Our live events entail other risks inherent in public live events, which could lead to disruptions of our business as well as liability to other parties, any of which could adversely affect our financial condition or results of operations.
We hold numerous live events each year. Certain risks are inherent in events of the type we perform as well as the travel to and from them. Risks of travel and large live events include air and land travel interruption or accidents, the spread of illness, injuries resulting from building problems, pyrotechnics or other equipment malfunction, local labor strikes and other force majeure type events. These issues, among others, could result in personal injuries or deaths, cancelled events and other disruptions to our business for which our business interruption insurance may be insufficient . Any of these occurrences also could result in liability to other parties for which we may not have insurance. Any of these risks could adversely affect our business, financial condition and/or results of operations.
Costs associated with, and our ability to obtain, adequate insurance could adversely affect our profitability and financial condition.

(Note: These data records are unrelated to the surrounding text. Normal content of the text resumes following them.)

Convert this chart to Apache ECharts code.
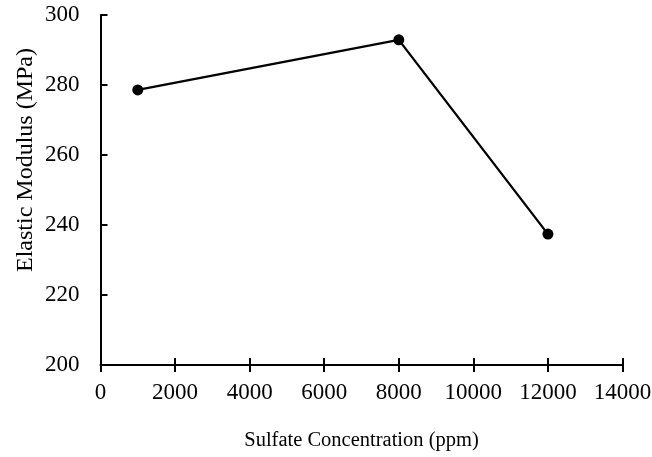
<!DOCTYPE html>
<html>
<head>
<meta charset="utf-8">
<script src="https://cdn.jsdelivr.net/npm/echarts@6/dist/echarts.min.js"></script>
<style>html,body{margin:0;padding:0;background:#fff}#c{width:652px;height:457px}</style>
</head>
<body>
<div id="c"></div>
<script>
const sulfate = [1000, 8000, 12000];
const modulus = [278.6, 292.9, 237.4];
const xTitle = 'Sulfate Concentration (ppm)';
const yTitle = 'Elastic Modulus (MPa)';

const font = 'Liberation Serif';
const chart = echarts.init(document.getElementById('c'), null, {renderer: 'canvas'});
const axisLine = {show: true, onZero: false, lineStyle: {color: '#000', width: 2}};
chart.setOption({
  animation: false,
  backgroundColor: '#fff',
  grid: {left: 100.5, right: 29.5, top: 15, bottom: 92, containLabel: false, outerBoundsMode: 'none'},
  xAxis: [{
    type: 'value', min: 0, max: 14000, interval: 2000,
    axisLine: axisLine,
    axisTick: {show: true, inside: false, length: 7, lineStyle: {color: '#000', width: 2}},
    axisLabel: {color: '#000', fontFamily: font, fontSize: 23, margin: 16, formatter: v => String(v)},
    splitLine: {show: false},
    name: xTitle, nameLocation: 'middle', nameGap: 65, nameMoveOverlap: false,
    nameTextStyle: {color: '#000', fontFamily: font, fontSize: 20.5}
  }, {
    type: 'value', min: 0, max: 14000, interval: 2000, position: 'bottom',
    axisLine: {show: false},
    axisTick: {show: true, inside: true, length: 7, lineStyle: {color: '#000', width: 2}},
    axisLabel: {show: false},
    splitLine: {show: false}
  }],
  yAxis: {
    type: 'value', min: 200, max: 300, interval: 20,
    axisLine: axisLine,
    axisTick: {show: true, inside: true, length: 7, lineStyle: {color: '#000', width: 2}},
    axisLabel: {color: '#000', fontFamily: font, fontSize: 23, margin: 21, formatter: v => String(v)},
    splitLine: {show: false},
    name: yTitle, nameLocation: 'middle', nameGap: 63, nameRotate: 90, nameMoveOverlap: false,
    nameTextStyle: {color: '#000', fontFamily: font, fontSize: 24, padding: [0, 0, 0, 60]}
  },
  series: [{
    type: 'line',
    data: sulfate.map((x, i) => [x, modulus[i]]),
    symbol: 'circle', symbolSize: 11,
    itemStyle: {color: '#000'},
    lineStyle: {color: '#000', width: 2.3}
  }]
});
</script>
</body>
</html>
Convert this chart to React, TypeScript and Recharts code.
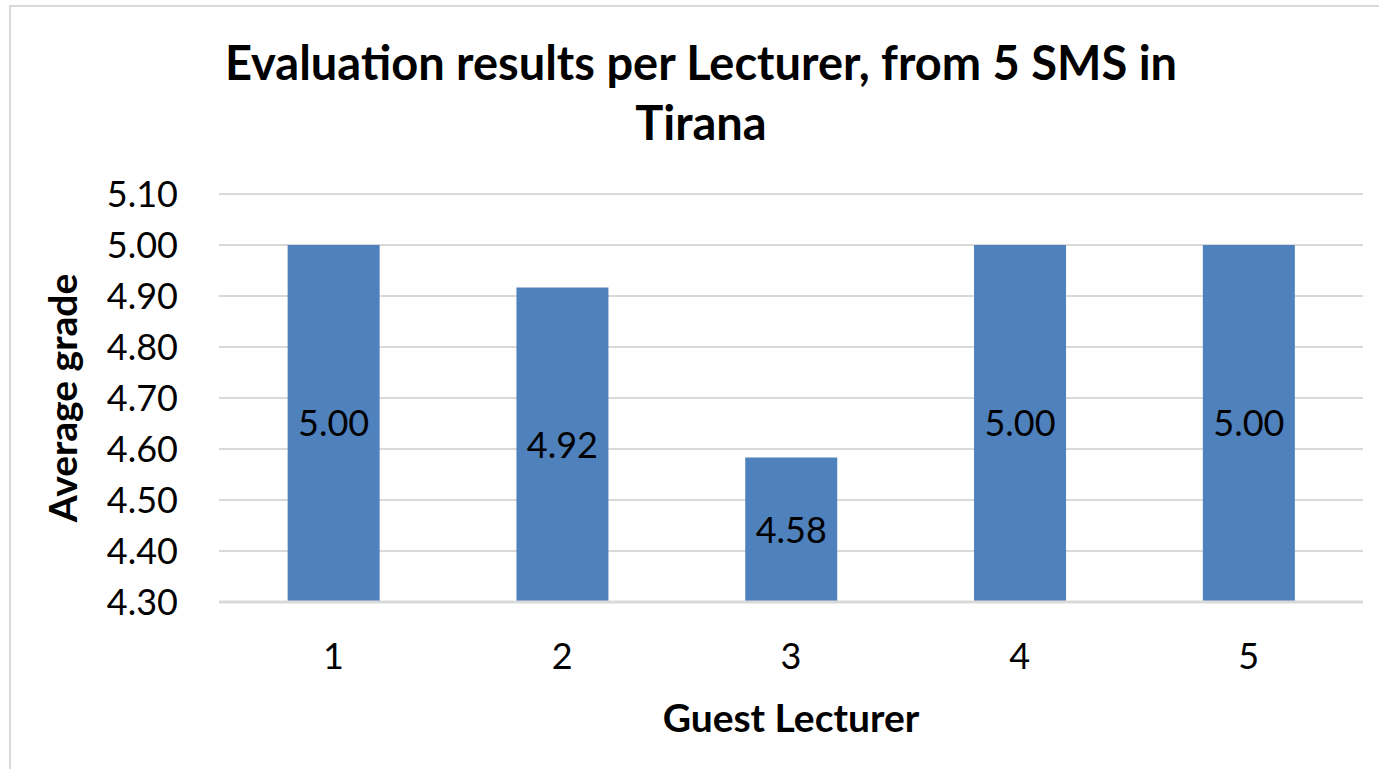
import React from 'react';
import {
  BarChart,
  Bar,
  XAxis,
  YAxis,
  CartesianGrid,
  LabelList,
  Label
} from 'recharts';

const lecturers = ['1', '2', '3', '4', '5'];
const averageGrades = [5.0, 4.9167, 4.5833, 5.0, 5.0];
const gradeTicks = [4.3, 4.4, 4.5, 4.6, 4.7, 4.8, 4.9, 5.0, 5.1];

const data = lecturers.map((name, i) => ({ name, grade: averageGrades[i] }));

const FONT = 'Lato, "Open Sans", sans-serif';

const YTitle = ({ viewBox }: any) => {
  const x = viewBox.x + 62;
  const y = viewBox.y + viewBox.height / 2;
  return (
    <text
      x={x}
      y={y}
      transform={`rotate(-90, ${x}, ${y})`}
      textAnchor="middle"
      dominantBaseline="central"
      fontFamily={FONT}
      fontWeight={700}
      fontSize={39}
      fill="#000"
    >
      Average grade
    </text>
  );
};

const XTitle = ({ viewBox }: any) => {
  const x = viewBox.x + viewBox.width / 2;
  return (
    <text
      x={x}
      y={717}
      textAnchor="middle"
      dominantBaseline="central"
      fontFamily={FONT}
      fontWeight={700}
      fontSize={39}
      fill="#000"
    >
      Guest Lecturer
    </text>
  );
};

export default function App() {
  return (
    <div
      style={{
        position: 'absolute',
        left: 0,
        top: 0,
        width: 1379,
        height: 769,
        overflow: 'hidden',
        background: '#fff',
        fontFamily: FONT
      }}
    >
      {/* chart frame */}
      <div
        style={{
          position: 'absolute',
          left: 9,
          top: 5,
          width: 1500,
          height: 900,
          border: '2px solid #d9d9d9'
        }}
      />
      <div
        style={{
          position: 'absolute',
          left: 151,
          width: 1100,
          top: 32,
          textAlign: 'center',
          fontWeight: 700,
          fontSize: 47,
          lineHeight: '60px',
          color: '#000'
        }}
      >
        Evaluation results per Lecturer, from 5 SMS in
        <br />
        Tirana
      </div>
      <div style={{ position: 'absolute', left: 0, top: 0 }}>
        <BarChart
          width={1379}
          height={769}
          data={data}
          margin={{ top: 194, right: 16, bottom: 0, left: 0 }}
          barCategoryGap="30%"
        >
          <CartesianGrid
            vertical={false}
            stroke="#d9d9d9"
            strokeWidth={2}
          />
          <XAxis
            dataKey="name"
            height={167}
            tickSize={0}
            tickMargin={41}
            axisLine={{ stroke: '#d9d9d9', strokeWidth: 3 }}
            tickLine={false}
            tick={{ fill: '#000', fontSize: 36, fontFamily: FONT }}
          >
            <Label content={<XTitle />} />
          </XAxis>
          <YAxis
            width={219}
            domain={[4.3, 5.1]}
            ticks={gradeTicks}
            interval={0}
            allowDataOverflow
            tickFormatter={(v: number) => v.toFixed(2)}
            tickSize={0}
            tickMargin={41}
            axisLine={false}
            tickLine={false}
            tick={{ fill: '#000', fontSize: 36, fontFamily: FONT }}
          >
            <Label content={<YTitle />} />
          </YAxis>
          <Bar dataKey="grade" fill="#4f81bd" isAnimationActive={false}>
            <LabelList
              dataKey="grade"
              position="center"
              formatter={(v: any) => Number(v).toFixed(2)}
              fill="#000"
              fontSize={36}
              fontFamily={FONT}
            />
          </Bar>
        </BarChart>
      </div>
    </div>
  );
}
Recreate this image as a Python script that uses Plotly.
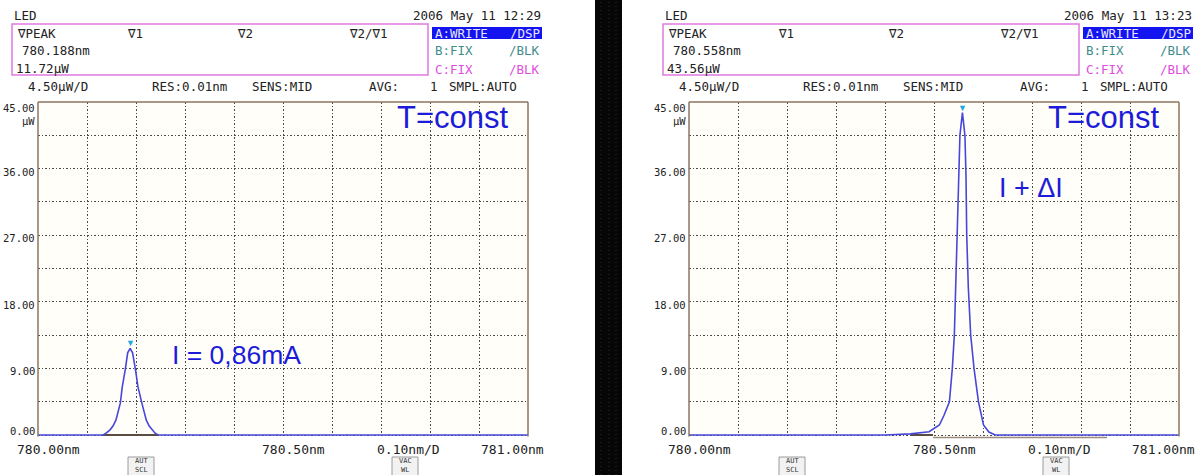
import plotly.graph_objects as go

W, H = 1199, 475

# ---- measured data -------------------------------------------------------
# Screen 1: I = 0,86 mA (trace A, wavelength in nm, power in uW)
wl_1 = [780.00, 780.120, 780.133, 780.139, 780.147, 780.153, 780.159, 780.168,
        780.172, 780.178, 780.183, 780.188, 780.193, 780.199, 780.204, 780.212,
        780.221, 780.227, 780.233, 780.239, 780.245, 780.26, 781.00]
pw_1 = [0, 0, 0.0, 0.25, 0.7, 1.2, 2.0, 4.3,
        6.5, 8.8, 11.1, 11.72, 11.1, 8.8, 6.5, 4.3,
        2.0, 1.2, 0.7, 0.25, 0.0, 0, 0]

# Screen 2: I + dI
wl_2 = [780.00, 780.40, 780.452, 780.490, 780.511, 780.520, 780.5315, 780.5374,
        780.5415, 780.5443, 780.5484, 780.5505, 780.5529, 780.558, 780.5631,
        780.5653, 780.5668, 780.570, 780.5749, 780.5817, 780.5907, 780.601,
        780.612, 780.625, 781.00]
pw_2 = [0, 0, 0.15, 0.45, 1.35, 2.6, 4.5, 9.0,
        13.5, 20.0, 27.0, 35.0, 40.5, 43.56, 40.5,
        35.0, 27.0, 20.0, 13.5, 9.0, 4.5, 1.35,
        0.4, 0, 0]

peak_wl = [780.188, 780.558]
peak_pw = [11.72, 43.56]
timestamps = ["2006 May 11 12:29", "2006 May 11 13:23"]
big_labels = ["I = 0,86mA", "I + ΔI"]

y_ticks = [0, 9, 18, 27, 36, 45]
y_tick_text = ["0.00", "9.00", "18.00", "27.00", "36.00", "45.00"]
x_tick_text = ["780.00nm", "780.50nm", "0.10nm/D", "781.00nm"]
x_tick_pos = [780.00, 780.50, 780.75, 781.00]

# ---- screen geometry (pixels) -------------------------------------------
PANEL_DX = [0, 651]
PLOT_L, PLOT_R = 38, 528
PLOT_T, PLOT_B = 102, 435
Y_MIN, Y_MAX = -0.2, 45.0
PPU = (PLOT_B - PLOT_T) / 45.0
PLOT_B_EXT = PLOT_B - Y_MIN * PPU

MONO = "DejaVu Sans Mono"
SANS = "Liberation Sans, Arial"
TRACE_BLUE = "#4747dc"
TEXT_BLUE = "#1c1cd8"
FRAME = "#8c7560"
GRID = "#4a4a4a"
GRID_DASH = "1.5px,2px"


def px(x, y):
    return x / W, 1 - y / H


fig = go.Figure()
annotations = []
shapes = []

series = [(wl_1, pw_1), (wl_2, pw_2)]
dark_seg = [[780.132, 780.246], [780.452, 780.498]]

for i, dx in enumerate(PANEL_DX):
    xa = "x" if i == 0 else "x2"
    ya = "y" if i == 0 else "y2"
    xkey = "xaxis" if i == 0 else "xaxis2"
    ykey = "yaxis" if i == 0 else "yaxis2"

    fig.add_trace(go.Scatter(x=dark_seg[i], y=[0, 0], mode="lines",
                             line=dict(color="#5a4c40", width=2),
                             xaxis=xa, yaxis=ya, hoverinfo="skip",
                             showlegend=False))
    wl, pw = series[i]
    fig.add_trace(go.Scatter(x=wl, y=pw, mode="lines",
                             line=dict(color=TRACE_BLUE, width=1.6),
                             xaxis=xa, yaxis=ya, showlegend=False))

    x0, _ = px(dx + PLOT_L, 0)
    x1, _ = px(dx + PLOT_R, 0)
    _, y0 = px(0, PLOT_B_EXT)
    _, y1 = px(0, PLOT_T)
    fig.layout[xkey] = dict(domain=[x0, x1], range=[780.0, 781.0],
                            anchor=ya, tick0=780.0, dtick=0.1,
                            showticklabels=False, ticks="", zeroline=False,
                            showgrid=True, gridcolor=GRID,
                            griddash=GRID_DASH, gridwidth=1.2, showline=False)
    fig.layout[ykey] = dict(domain=[y0, y1], range=[Y_MIN, Y_MAX],
                            anchor=xa, tick0=0, dtick=4.5,
                            showticklabels=False, ticks="", zeroline=False,
                            showgrid=True, gridcolor=GRID,
                            griddash=GRID_DASH, gridwidth=1.2, showline=False)

    # frame: left, right, top
    for (ax0, ay0, ax1, ay1) in [(0, 0, 0, 1), (1, 0, 1, 1), (0, 1, 1, 1)]:
        shapes.append(dict(type="line", xref=f"{xa} domain", yref=f"{ya} domain",
                           x0=ax0, y0=ay0, x1=ax1, y1=ay1,
                           line=dict(color=FRAME, width=1.5)))

    # header texts
    def txt(x, y, s, color="#222222", size=12.5, anchor="left", family=MONO):
        fx, fy = px(dx + x, y)
        annotations.append(dict(x=fx, y=fy, xref="paper", yref="paper", text=s,
                                showarrow=False, xanchor=anchor,
                                yanchor="middle",
                                font=dict(family=family, size=size,
                                          color=color)))

    txt(12, 16, "LED")
    txt(543, 16, timestamps[i], anchor="right")
    # marker box
    bx0, by0 = px(dx + 12, 24)
    bx1, by1 = px(dx + 428, 75)
    shapes.append(dict(type="rect", xref="paper", yref="paper",
                       x0=bx0, y0=by0, x1=bx1, y1=by1,
                       line=dict(color="#e07ae0", width=1.5)))
    txt(15, 33, "∇PEAK")
    txt(125, 33, "∇1")
    txt(235, 33, "∇2")
    txt(347, 33, "∇2/∇1")
    txt(20, 51, f"{peak_wl[i]:.3f}nm")
    txt(14, 68, f"{peak_pw[i]:.2f}µW")

    # trace status
    hx0, hy0 = px(dx + 432, 27)
    hx1, hy1 = px(dx + 542, 39)
    shapes.append(dict(type="rect", xref="paper", yref="paper",
                       x0=hx0, y0=hy0, x1=hx1, y1=hy1,
                       fillcolor="#1414f0", line=dict(width=0)))
    txt(433, 33, "A:WRITE", color="#e6e6ff")
    txt(542, 33, "/DSP", color="#e6e6ff", anchor="right")
    txt(433, 51, "B:FIX", color="#3f8c8c")
    txt(542, 51, "/BLK", color="#3f8c8c", anchor="right")
    txt(433, 69, "C:FIX", color="#e04ce0")
    txt(542, 69, "/BLK", color="#e04ce0", anchor="right")

    # settings row
    txt(26, 86, "4.50µW/D")
    txt(150, 86, "RES:0.01nm")
    txt(250, 86, "SENS:MID")
    txt(367, 86, "AVG:")
    txt(428, 86, "1")
    txt(447, 86, "SMPL:AUTO")

    # y labels
    fxl, _ = px(dx + 37, 0)
    for v, s in zip(y_ticks, y_tick_text):
        shift = -3
        if v == 45:
            shift = -6
        elif v == 0:
            shift = 4
        annotations.append(dict(x=fxl, y=v, xref="paper", yref=ya, text=s,
                                showarrow=False, xanchor="right",
                                yanchor="middle", yshift=shift,
                                font=dict(family=MONO, size=10.5,
                                          color="#222222")))
    annotations.append(dict(x=fxl, y=45, xref="paper", yref=ya, text="µW",
                            showarrow=False, xanchor="right", yanchor="middle",
                            yshift=-19,
                            font=dict(family=MONO, size=10.5, color="#222222")))

    # x labels
    _, fyx = px(0, 449)
    xshift = {780.00: 10, 780.50: 10, 780.75: 3, 781.00: -16}
    for v, s in zip(x_tick_pos, x_tick_text):
        annotations.append(dict(x=v, y=fyx, xref=xa, yref="paper", text=s,
                                showarrow=False, xanchor="center",
                                yanchor="middle", xshift=xshift[v],
                                font=dict(family=MONO, size=13,
                                          color="#222222")))

    # soft-key boxes
    for (kx0, kx1, l1, l2) in [(128, 154, "AUT", "SCL"), (392, 418, "VAC", "WL")]:
        sx0, sy0 = px(dx + kx0, 457)
        sx1, sy1 = px(dx + kx1, 476)
        shapes.append(dict(type="rect", xref="paper", yref="paper",
                           x0=sx0, y0=sy0, x1=sx1, y1=sy1,
                           fillcolor="#f2f2f2", line=dict(color="#9a9a9a", width=1)))
        cx, cy = px(dx + (kx0 + kx1) / 2, 465)
        annotations.append(dict(x=cx, y=cy, xref="paper", yref="paper",
                                text=f"{l1}<br>{l2}", showarrow=False,
                                xanchor="center", yanchor="middle",
                                font=dict(family=MONO, size=7, color="#333333")))

    # peak marker
    annotations.append(dict(x=peak_wl[i], y=peak_pw[i], xref=xa, yref=ya,
                            text="▼", showarrow=False, xanchor="center",
                            yanchor="bottom", yshift=-3,
                            font=dict(size=9, color="#1ea8e0")))

    # big blue labels
    tx, ty = px(dx + 395, 117)
    annotations.append(dict(x=tx, y=ty, xref="paper", yref="paper",
                            text="T=const", showarrow=False, xanchor="left",
                            yanchor="middle",
                            font=dict(family=SANS, size=31, color=TEXT_BLUE)))

# labels next to the peaks
lx, ly = px(170, 355)
annotations.append(dict(x=lx, y=ly, xref="paper", yref="paper",
                        text=big_labels[0], showarrow=False, xanchor="left",
                        yanchor="middle",
                        font=dict(family=SANS, size=26.5, color=TEXT_BLUE)))
lx, ly = px(997, 188)
annotations.append(dict(x=lx, y=ly, xref="paper", yref="paper",
                        text=big_labels[1], showarrow=False, xanchor="left",
                        yanchor="middle",
                        font=dict(family=SANS, size=27, color=TEXT_BLUE)))

# gray line under the second trace axis
gx0, gy = px(933, 437.5)
gx1, _ = px(1107, 437.5)
shapes.append(dict(type="line", xref="paper", yref="paper",
                   x0=gx0, y0=gy, x1=gx1, y1=gy,
                   line=dict(color="#9c8c7c", width=1.5)))

# black separator between the two screens, with its faint raster
sx0, _ = px(595, 0)
sx1, _ = px(622, 0)
shapes.append(dict(type="rect", xref="paper", yref="paper",
                   x0=sx0, y0=0, x1=sx1, y1=1,
                   fillcolor="#060606", line=dict(width=0)))
for xr in (601, 609, 616):
    fx, _ = px(xr, 0)
    shapes.append(dict(type="line", xref="paper", yref="paper",
                       x0=fx, y0=0, x1=fx, y1=1,
                       line=dict(color="#2c2c2c", width=1, dash="1px,3px")))

fig.update_layout(width=W, height=H, margin=dict(l=0, r=0, t=0, b=0),
                  paper_bgcolor="white", plot_bgcolor="#fffef9",
                  annotations=annotations, shapes=shapes, showlegend=False)

fig.write_html("out.html")
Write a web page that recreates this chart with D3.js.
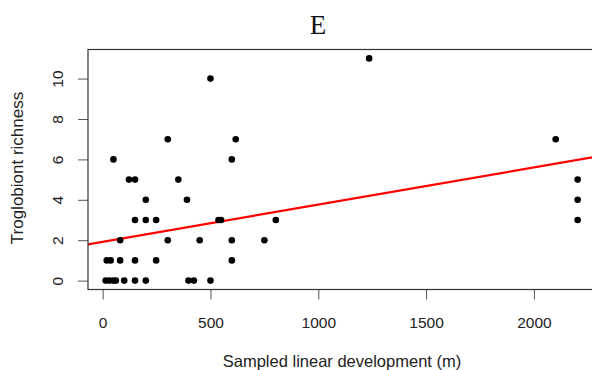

We currently secure insurance programs to address our various risks with terms, conditions and costs that are appropriate for our business. However, heightened concerns and challenges regarding property, casualty, liability, business interruption and other insurance coverage have resulted from terrorist and related security incidents along with varying weather-related conditions and incidents. As a result, we may experience increased difficulty obtaining high policy limits of coverage at a reasonable cost, including coverage for acts of terrorism, cyber attacks, weather-related damage and other perils associated with our operations.
Bill and Kathy Campbell our Chief Capital Officers are both part-time officers, this may result in diminished time being committed to Arolucha and potentially impact company performance.